■ Challenge ■
Begin with the first line of the material and copy each line word for word through the line that contains "from matplotlib.patches import Rectangle"; the pictures are left out.

■ Collected material ■
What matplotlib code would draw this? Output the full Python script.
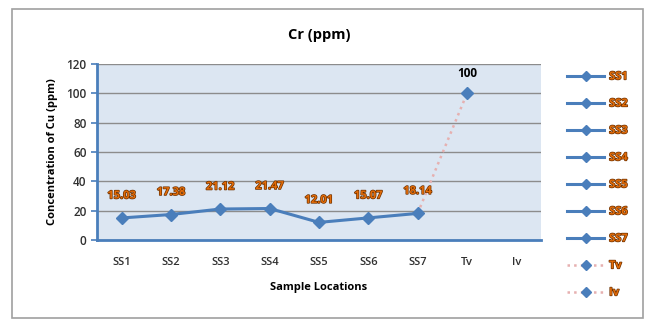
import matplotlib.pyplot as plt
import matplotlib.patheffects as pe
from matplotlib.lines import Line2D
from matplotlib.patches import Rectangle

categories = ['SS1', 'SS2', 'SS3', 'SS4', 'SS5', 'SS6', 'SS7', 'Tv', 'Iv']
ss_values = [15.03, 17.38, 21.12, 21.47, 12.01, 15.07, 18.14]
tv_value = 100
legend_labels = ['SS1', 'SS2', 'SS3', 'SS4', 'SS5', 'SS6', 'SS7', 'Tv', 'Iv']

blue = '#4a7ebb'
pink = '#e6b0b0'
orange = '#e36c09'
plt.rcParams['font.family'] = ['Open Sans', 'DejaVu Sans']

fig = plt.figure(figsize=(6.46, 3.2), dpi=100)
ax = fig.add_axes([97 / 646, 80 / 320, 444 / 646, 176 / 320])
ax.set_facecolor('#dce6f2')

# outer chart border
fig.patches.append(Rectangle((12 / 646, 2 / 320), 631 / 646, 309 / 320, transform=fig.transFigure,
                             fill=False, edgecolor='#a0a0a0', linewidth=1.2))

x_ss = list(range(len(ss_values)))
x_tv = categories.index('Tv')

# dotted connection SS7 -> Tv
ax.plot([x_ss[-1], x_tv], [ss_values[-1], tv_value], linestyle=':', color=pink, linewidth=1.8, zorder=2)
ax.plot(x_ss, ss_values, color=blue, linewidth=2.2, marker='D', markersize=6, zorder=3)
ax.plot([x_tv], [tv_value], color=blue, marker='D', markersize=6, linestyle='none', zorder=3)

label_fx = [pe.withStroke(linewidth=1.0, foreground='#6b3000')]
for x, v in zip(x_ss, ss_values):
    ax.annotate(f'{v:.2f}', (x, v), xytext=(0, 14), textcoords='offset points', ha='center',
                fontsize=8, fontweight='bold', color=orange, path_effects=label_fx)
ax.annotate(f'{tv_value}', (x_tv, tv_value), xytext=(0, 12), textcoords='offset points', ha='center',
            fontsize=8.5, fontweight='bold', color='black')

ax.set_xlim(-0.5, len(categories) - 0.5)
ax.set_ylim(0, 120)
ax.set_yticks(range(0, 121, 20))
ax.set_xticks(range(len(categories)))
ax.set_xticklabels(categories)
ax.tick_params(axis='x', length=0, pad=12, labelsize=8, labelcolor='#303030')
ax.tick_params(axis='y', length=4, width=1.2, color='#4a7ebb', labelsize=8.5, labelcolor='#303030')
for t in ax.get_xticklabels() + ax.get_yticklabels():
    t.set_fontweight('semibold')
ax.grid(axis='y', color='#8c8c8c', linewidth=1)
ax.set_axisbelow(True)
for s in ['top', 'right']:
    ax.spines[s].set_visible(False)
for s in ['left', 'bottom']:
    ax.spines[s].set_color(blue)
    ax.spines[s].set_linewidth(2)

ax.set_title('Cr (ppm)', fontsize=10.5, fontweight='bold', pad=18)
ax.set_xlabel('Sample Locations', fontsize=8, fontweight='bold', labelpad=10)
ax.set_ylabel('Concentration of Cu (ppm)', fontsize=8, fontweight='bold', labelpad=6)

handles = []
for lab in legend_labels:
    if lab in ('Tv', 'Iv'):
        handles.append(Line2D([], [], color=pink, linestyle=':', linewidth=1.8,
                              marker='D', markersize=5, markerfacecolor=blue, markeredgecolor=blue))
    else:
        handles.append(Line2D([], [], color=blue, linewidth=2.2, marker='D', markersize=5))
leg = fig.legend(handles, legend_labels, loc='upper left', bbox_to_anchor=(563 / 646, 1 - 67 / 320),
                 frameon=False, fontsize=8, handlelength=3.3, handletextpad=0.45, labelspacing=1.44,
                 borderaxespad=0)
for t in leg.get_texts():
    t.set_color(orange)
    t.set_fontweight('bold')
    t.set_path_effects(label_fx)

fig.savefig('out.png', dpi=100)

■ Expected answer ■
What matplotlib code would draw this? Output the full Python script.
import matplotlib.pyplot as plt
import matplotlib.patheffects as pe
from matplotlib.lines import Line2D
from matplotlib.patches import Rectangle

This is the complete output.